An audio-only BSS model only receives input representative of audio as input. The first model may be a speech separation model, e.g. allowing separation of speech from an input signal representative of audio.
Determining a first model comprising first model coefficients may comprise determining a first speech signal based on image data of the first audio source and the audio input signal. An example on image-assisted speech/audio source separation can be found in "Looking to Listen at the Cocktail Party: A Speaker-Independent Audio-Visual Model for Speech Separation" by Ephrat, Ariel et al., arXiv:1804.03619v1 [cs.SD], 10 Apr 2018. Accordingly, a second DNN/second model may be trained and/or applied in the accessory device for provision of the first speech signal based on image data of the first audio source and the audio input signal.
Determining a first model comprising first model coefficients may comprise determining the first model based on the first speech input signal. In other words, image-assisted audio source separation may be used for provision of a first speech input signal of high quality (clean speech with low or no noise) and wherein the first speech input signal (e.g. representing clean speech from the first audio source) is then used for determining/training the first model, and thus obtaining a precise first model of first audio from the first audio source. It is an advantage of the present disclosure that the determination of the first model, which requires heavy processing power at least compared to the processing capabilities of the hearing device, is performed at least partly on the spot or in situ in the accessory device, and that the application of the first model, which is less computationally demanding than the determination/training of the first model can be performed in the hearing device, in turn providing an electrical output signal/audio output signal with a small delay, e.g. substantially in real-time. This is important for the user experience since un-synchronized lip movements and audio (e.g. audio delayed too much compared to the corresponding lip movements) are annoying and confusing to the user of the hearing device and may even be detrimental to the understanding of a person speaking to the hearing device user.
The first speech input signal may be used for determining the first model, such as training an initial first model based on or with the first speech input signal to obtain the first model/first model coefficients of the first model. In other words, image-assisted speech separation is performed in the accessory device for in turn training a first model that is then transmitted to the hearing device and being used in audio-only blind source separation of a first input signal. Thus, the accessory device advantageously provides or determines a precise first model of the first audio source in substantially real-time or with a small delay of a few seconds or minutes that is then used by the hearing device for audio-only based audio source separation in the hearing device.
The method comprises transmitting, e.g. wirelessly transmitting, a hearing device signal to the hearing device, wherein the hearing device signal is based on the first model.
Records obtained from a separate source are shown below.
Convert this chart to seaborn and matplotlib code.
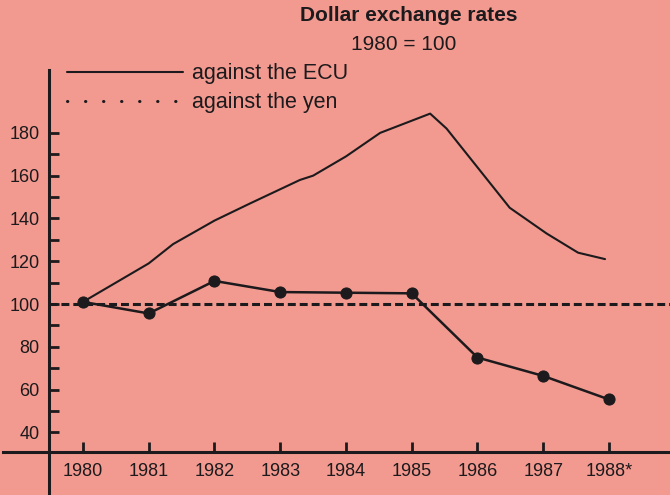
import matplotlib
matplotlib.use("Agg")
import matplotlib.pyplot as plt
from matplotlib.lines import Line2D
import seaborn as sns

# dollar against the ECU (fractional years)
ecu_x = [1980.0, 1981.0, 1981.37, 1982.0, 1982.54, 1983.3, 1983.5, 1984.0,
         1984.52, 1985.28, 1985.53, 1986.49, 1987.05, 1987.53, 1987.94]
ecu_y = [101, 119, 128, 139, 147, 158, 160, 169,
         180, 189, 182, 145, 133, 124, 121]

# dollar against the yen (yearly points)
yen_years = [1980, 1981, 1982, 1983, 1984, 1985, 1986, 1987, 1988]
yen_values = [101, 95.6, 110.8, 105.6, 105.3, 105.0, 75.0, 66.4, 55.4]

year_labels = ["1980", "1981", "1982", "1983", "1984", "1985", "1986", "1987", "1988*"]
y_major = [40, 60, 80, 100, 120, 140, 160, 180]
y_minor = [50, 70, 90, 110, 130, 150, 170]
base_value = 100

bg = "#F29A90"
ink = "#1c1a1c"

sns.set_style("white", {"axes.facecolor": bg, "figure.facecolor": bg})
plt.rcParams["font.family"] = ["Liberation Sans", "DejaVu Sans"]
narrow = ["Liberation Sans Narrow", "Liberation Sans", "DejaVu Sans"]

fig = plt.figure(figsize=(6.7, 4.95), dpi=100)
ax = fig.add_axes([0, 0, 1, 1])
ax.set_facecolor(bg)

x_lo, x_hi = 1978.738, 1988.928
y_lo, y_hi = 10.75, 242.1
ax.set_xlim(x_lo, x_hi)
ax.set_ylim(y_lo, y_hi)

# reference line 1980 = 100
ax.axhline(base_value, xmin=(1979.48 - x_lo) / (x_hi - x_lo), xmax=1,
           color=ink, lw=2.2, ls=(0, (2.6, 1.3)))

sns.lineplot(x=ecu_x, y=ecu_y, ax=ax, color=ink, lw=1.5, sort=False)
sns.lineplot(x=yen_years, y=yen_values, ax=ax, color=ink, lw=1.8,
             marker="o", markersize=8, markeredgecolor=ink)

for s in ["top", "right"]:
    ax.spines[s].set_visible(False)
ax.spines["left"].set_position(("data", 1979.48))
ax.spines["left"].set_bounds(y_lo, 209.3)
ax.spines["bottom"].set_position(("data", 30.8))
ax.spines["bottom"].set_bounds(1978.78, x_hi)
for s in ["left", "bottom"]:
    ax.spines[s].set_linewidth(2.2)
    ax.spines[s].set_color(ink)

ax.set_yticks(y_major)
ax.set_yticks(y_minor, minor=True)
ax.set_xticks(yen_years)
ax.set_xticklabels(year_labels)
ax.tick_params(axis="y", which="both", left=True, direction="in", length=7,
               width=2, color=ink, labelcolor=ink, labelsize=13, pad=6.5)
ax.tick_params(axis="x", bottom=True, direction="in", length=7, width=2,
               color=ink, labelcolor=ink, labelsize=13, pad=8)
for lab in ax.get_xticklabels() + ax.get_yticklabels():
    lab.set_family(narrow)

handles = [Line2D([], [], color=ink, lw=1.5),
           Line2D([], [], color=ink, lw=2.2, ls=(0, (0.1, 5.8)),
                  dash_capstyle="round")]
ax.legend(handles, ["against the ECU", "against the yen"], frameon=False,
          loc="upper left", bbox_to_anchor=(0.1, 0.872), fontsize=15.5,
          handlelength=5.4, handletextpad=0.42, labelspacing=0.37,
          labelcolor=ink, borderaxespad=0, borderpad=0)

fig.text(409 / 670, 1 - 15.5 / 495, "Dollar exchange rates", ha="center",
         va="center", fontsize=15, fontweight="bold", color=ink)
fig.text(404 / 670, 1 - 45 / 495, "1980 = 100", ha="center", va="center",
         fontsize=15, color=ink)

fig.savefig("out.png", dpi=100, facecolor=bg)
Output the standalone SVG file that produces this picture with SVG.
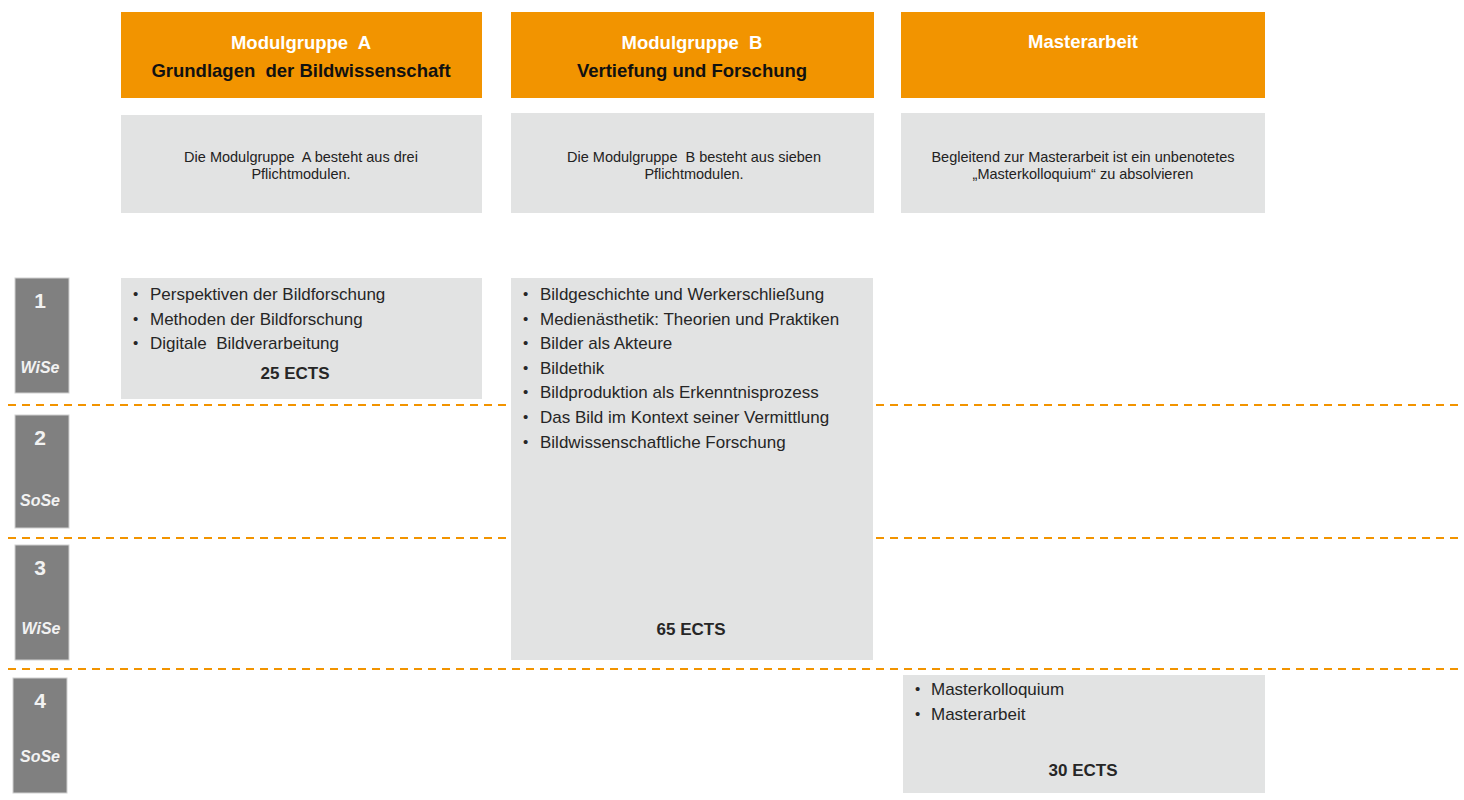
<svg xmlns="http://www.w3.org/2000/svg" width="1464" height="800" viewBox="0 0 1464 800">
<style>
text{font-family:"Liberation Sans",Arial,sans-serif;white-space:pre}
.hdr{fill:#F29400}
.box{fill:#E2E3E3}
.sem{fill:#808080;stroke:#d0d0d0;stroke-width:1}
.h1{font-size:18.5px;font-weight:bold;fill:#fff;text-anchor:middle}
.h2{font-size:18.5px;font-weight:bold;fill:#111;text-anchor:middle}
.desc{font-size:14.5px;fill:#222;text-anchor:middle}
.li{font-size:17px;fill:#262626}
.bu{font-size:15px;fill:#262626}
.ects{font-size:17px;font-weight:bold;fill:#262626;text-anchor:middle}
.num{font-size:21px;font-weight:bold;fill:#f2f2f2;text-anchor:middle}
.ses{font-size:16px;font-weight:bold;font-style:italic;fill:#f2f2f2;text-anchor:middle}
.dash{stroke:#F29400;stroke-width:2;stroke-dasharray:8 6;fill:none}
</style>
<rect width="1464" height="800" fill="#fff"/>
<g id="connectors">
<line class="dash" x1="8" y1="405" x2="1464" y2="405"/>
<line class="dash" x1="8" y1="538" x2="1464" y2="538"/>
<line class="dash" x1="8" y1="669" x2="1464" y2="669"/>
</g>
<g id="header-a">
<rect class="hdr" x="121" y="12" width="361" height="86"/>
<text class="h1" x="301" y="49" xml:space="preserve">Modulgruppe  A</text>
<text class="h2" x="301" y="77" xml:space="preserve">Grundlagen  der Bildwissenschaft</text>
</g>
<g id="header-b">
<rect class="hdr" x="511" y="12" width="363" height="86"/>
<text class="h1" x="692" y="49" xml:space="preserve">Modulgruppe  B</text>
<text class="h2" x="692" y="77">Vertiefung und Forschung</text>
</g>
<g id="header-c">
<rect class="hdr" x="901" y="12" width="364" height="86"/>
<text class="h1" x="1083" y="48">Masterarbeit</text>
</g>
<g id="desc-a">
<rect class="box" x="121" y="115" width="361" height="98"/>
<text class="desc" x="301" y="162" xml:space="preserve">Die Modulgruppe  A besteht aus drei</text>
<text class="desc" x="301" y="179">Pflichtmodulen.</text>
</g>
<g id="desc-b">
<rect class="box" x="511" y="113" width="363" height="100"/>
<text class="desc" x="694" y="162" xml:space="preserve">Die Modulgruppe  B besteht aus sieben</text>
<text class="desc" x="694" y="179">Pflichtmodulen.</text>
</g>
<g id="desc-c">
<rect class="box" x="901" y="113" width="364" height="100"/>
<text class="desc" x="1083" y="162">Begleitend zur Masterarbeit ist ein unbenotetes</text>
<text class="desc" x="1083" y="179">„Masterkolloquium“ zu absolvieren</text>
</g>
<g id="sem-1">
<rect class="sem" x="15" y="278" width="54" height="115"/>
<text class="num" x="40" y="308">1</text>
<text class="ses" x="40" y="373">WiSe</text>
</g>
<g id="sem-2">
<rect class="sem" x="15" y="415" width="54" height="113"/>
<text class="num" x="40" y="445">2</text>
<text class="ses" x="40" y="506">SoSe</text>
</g>
<g id="sem-3">
<rect class="sem" x="15" y="545" width="54" height="115"/>
<text class="num" x="40" y="575">3</text>
<text class="ses" x="41" y="634">WiSe</text>
</g>
<g id="sem-4">
<rect class="sem" x="13" y="678" width="54" height="115"/>
<text class="num" x="40" y="708">4</text>
<text class="ses" x="40" y="762">SoSe</text>
</g>
<g id="modules-a">
<rect class="box" x="121" y="278" width="361" height="121"/>
<text class="bu" x="133" y="299">•</text>
<text class="bu" x="133" y="324">•</text>
<text class="bu" x="133" y="348">•</text>
<text class="li" x="150" y="300">Perspektiven der Bildforschung</text>
<text class="li" x="150" y="325">Methoden der Bildforschung</text>
<text class="li" x="150" y="349" xml:space="preserve">Digitale  Bildverarbeitung</text>
<text class="ects" x="295" y="379">25 ECTS</text>
</g>
<g id="modules-b">
<rect class="box" x="511" y="278" width="362" height="382"/>
<text class="bu" x="523" y="299">•</text>
<text class="bu" x="523" y="324">•</text>
<text class="bu" x="523" y="348">•</text>
<text class="bu" x="523" y="373">•</text>
<text class="bu" x="523" y="397">•</text>
<text class="bu" x="523" y="422">•</text>
<text class="bu" x="523" y="447">•</text>
<text class="li" x="540" y="300">Bildgeschichte und Werkerschließung</text>
<text class="li" x="540" y="325">Medienästhetik: Theorien und Praktiken</text>
<text class="li" x="540" y="349">Bilder als Akteure</text>
<text class="li" x="540" y="374">Bildethik</text>
<text class="li" x="540" y="398">Bildproduktion als Erkenntnisprozess</text>
<text class="li" x="540" y="423">Das Bild im Kontext seiner Vermittlung</text>
<text class="li" x="540" y="448">Bildwissenschaftliche Forschung</text>
<text class="ects" x="691" y="635">65 ECTS</text>
</g>
<g id="modules-c">
<rect class="box" x="903" y="675" width="362" height="118"/>
<text class="bu" x="915" y="694">•</text>
<text class="bu" x="915" y="719">•</text>
<text class="li" x="931" y="695">Masterkolloquium</text>
<text class="li" x="931" y="720">Masterarbeit</text>
<text class="ects" x="1083" y="776">30 ECTS</text>
</g>
</svg>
Transmitting a hearing device signal to the hearing device comprises transmitting first model coefficients to the hearing device. In other words, the hearing device signal comprises and/or is indicative of the first model coefficients of the first model. Transmitting a hearing device signal including first model/first model coefficients determined in the accessory device to the hearing device may allow the hearing device to provide an audio output signal with improved source separation and a small delay by applying the first model/first model coefficients, e.g. in an source separation processing algorithm as part of processing the first input signal. The first model coefficients may be indicative of or corresponds to BSS/DNN coefficients for an audio-only blind source separation. Accordingly, the method may comprise determining a hearing device signal based on the first model.
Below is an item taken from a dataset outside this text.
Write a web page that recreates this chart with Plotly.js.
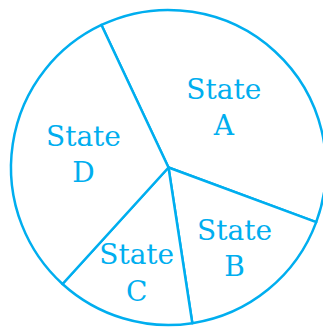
<!DOCTYPE html>
<html>
<head>
<meta charset="utf-8">
<script src="https://cdn.plot.ly/plotly-3.0.1.min.js"></script>
<style>
  html, body { margin: 0; padding: 0; overflow: hidden; background: #fff; }
  #chart { width: 340px; height: 328px; }
</style>
</head>
<body>
<div id="chart"></div>
<script>
// States and their share of the circle (degrees)
const states = ['A', 'B', 'C', 'D'];
const degrees = [135.5, 61, 51, 112.5];

const blue = '#00aeef';

const trace = {
    type: 'pie',
    labels: states.map(s => 'State<br>' + s),
    values: degrees,
    sort: false,
    direction: 'clockwise',
    rotation: -25.2,
    textinfo: 'label',
    textposition: 'inside',
    insidetextorientation: 'horizontal',
    textfont: { family: 'DejaVu Serif', size: 28, color: blue },
    marker: {
        colors: ['#ffffff', '#ffffff', '#ffffff', '#ffffff'],
        line: { color: blue, width: 2.5 }
    },
    hoverinfo: 'none'
};

const layout = {
    width: 340,
    height: 328,
    margin: { l: 11, r: 14, t: 10, b: 3 },
    showlegend: false,
    paper_bgcolor: '#ffffff',
    uniformtext: { mode: 'show', minsize: 28 }
};

Plotly.newPlot('chart', [trace], layout, { staticPlot: true });
</script>
</body>
</html>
The method comprises, in the hearing device, obtaining, in the hearing device, a first input signal representative of audio from one or more audio sources; processing, in the hearing device, the first input signal based on the first model coefficients for provision of an electrical output signal; and converting, in the hearing device, the electrical output signal to an audio output signal.
Obtaining, in the hearing device, a first input signal representative of audio from one or more audio sources may comprise detecting the audio with one or more microphones of the hearing device. Obtaining, in the hearing device, a first input signal representative of audio from one or more audio sources may comprise wirelessly receiving the first input signal.
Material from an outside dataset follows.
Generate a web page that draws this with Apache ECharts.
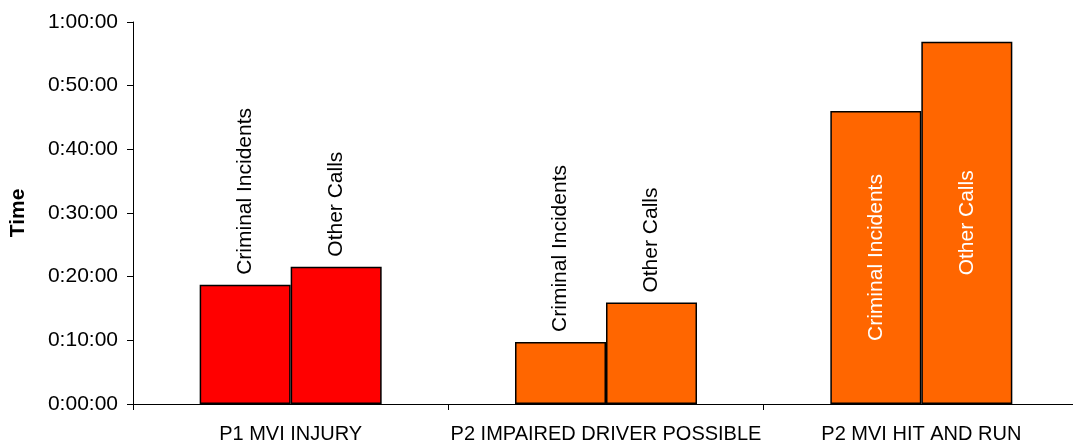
<!DOCTYPE html>
<html>
<head>
<meta charset="utf-8">
<script src="https://cdn.jsdelivr.net/npm/echarts@6/dist/echarts.min.js"></script>
<style>
html,body{margin:0;padding:0;background:#fff;overflow:hidden;width:1073px;height:444px;}
#chart{width:1080px;height:444px;}
</style>
</head>
<body>
<div id="chart"></div>
<script>
// Data (values in seconds)
const categories = ['P1 MVI INJURY', 'P2 IMPAIRED DRIVER POSSIBLE', 'P2 MVI HIT AND RUN'];
const seriesNames = ['Criminal Incidents', 'Other Calls'];
const criminalIncidents = [1123, 585, 2761];
const otherCalls = [1294, 956, 3415];
const yTicks = [0, 600, 1200, 1800, 2400, 3000, 3600];

const categoryColors = ['#FF0000', '#FF6600', '#FF6600'];
const labelInside = [false, false, true];

function fmt(sec) {
  const h = Math.floor(sec / 3600);
  const m = Math.floor((sec % 3600) / 60);
  const s = Math.round(sec % 60);
  return h + ':' + String(m).padStart(2, '0') + ':' + String(s).padStart(2, '0');
}

function buildData(values, name) {
  return values.map((v, i) => ({
    value: v,
    itemStyle: { color: categoryColors[i], borderColor: '#000', borderWidth: 1.5 },
    label: labelInside[i] ? {
      show: true, position: 'inside', rotate: 90, align: 'center', verticalAlign: 'middle',
      color: '#fff', fontSize: 21, fontFamily: 'Liberation Sans, Arial, sans-serif',
      formatter: name
    } : {
      show: true, position: 'top', rotate: 90, align: 'left', verticalAlign: 'middle', distance: 10,
      color: '#000', fontSize: 21, fontFamily: 'Liberation Sans, Arial, sans-serif',
      formatter: name
    }
  }));
}

const chart = echarts.init(document.getElementById('chart'), null, { renderer: 'canvas' });
chart.setOption({
  animation: false,
  grid: { left: 133, top: 22, right: 1, bottom: 39, containLabel: false },
  xAxis: {
    type: 'category',
    data: categories,
    axisLine: { lineStyle: { color: '#000', width: 1 } },
    axisTick: { show: true, length: 6, alignWithLabel: false, lineStyle: { color: '#000' } },
    axisLabel: { color: '#000', fontSize: 20, fontFamily: 'Liberation Sans, Arial, sans-serif', margin: 20, interval: 0 },
    splitLine: { show: false }
  },
  yAxis: {
    type: 'value',
    min: yTicks[0],
    max: yTicks[yTicks.length - 1],
    interval: yTicks[1] - yTicks[0],
    name: 'Time',
    nameLocation: 'middle',
    nameGap: 104,
    nameRotate: 90,
    nameTextStyle: { color: '#000', fontSize: 21, fontWeight: 'bold', fontFamily: 'Liberation Sans, Arial, sans-serif' },
    axisLine: { show: true, lineStyle: { color: '#000', width: 1 } },
    axisTick: { show: true, length: 6, lineStyle: { color: '#000' } },
    axisLabel: { color: '#000', fontSize: 21, fontFamily: 'Liberation Sans, Arial, sans-serif', margin: 15, formatter: fmt },
    splitLine: { show: false }
  },
  series: [
    { name: seriesNames[0], type: 'bar', barWidth: 91, barGap: '0%', data: buildData(criminalIncidents, seriesNames[0]) },
    { name: seriesNames[1], type: 'bar', barWidth: 91, barGap: '0%', data: buildData(otherCalls, seriesNames[1]) }
  ]
});
</script>
</body>
</html>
In one or more exemplary methods, processing the first input signal based on the first model coefficients comprises applying blind source separation to the first input signal.
In one or more exemplary methods, processing the first input signal based on the first model coefficients comprises applying a deep neural network to the first input signal, wherein the deep neural network is based on the first model coefficients.
In one or more exemplary methods, identifying one or more audio sources comprises determining a first position of the first audio source based on the image data, displaying, e.g. on touch-sensitive display device of the accessory device, a first user interface element indicative of the first audio source, and detecting a user input selecting the first user interface element. The method may comprise, in accordance with detecting a user input selecting the first user interface element, determining first image data of the image data, the first image data associated with the first audio source.
Determining a first model comprising first model coefficients, wherein the first model is based on image data optionally comprises determining a first model comprising first model coefficients, wherein the first model is based on first image data. In other words, determining a first model comprising first model coefficients optionally comprises determining the first model based on first image data associated with the first audio source.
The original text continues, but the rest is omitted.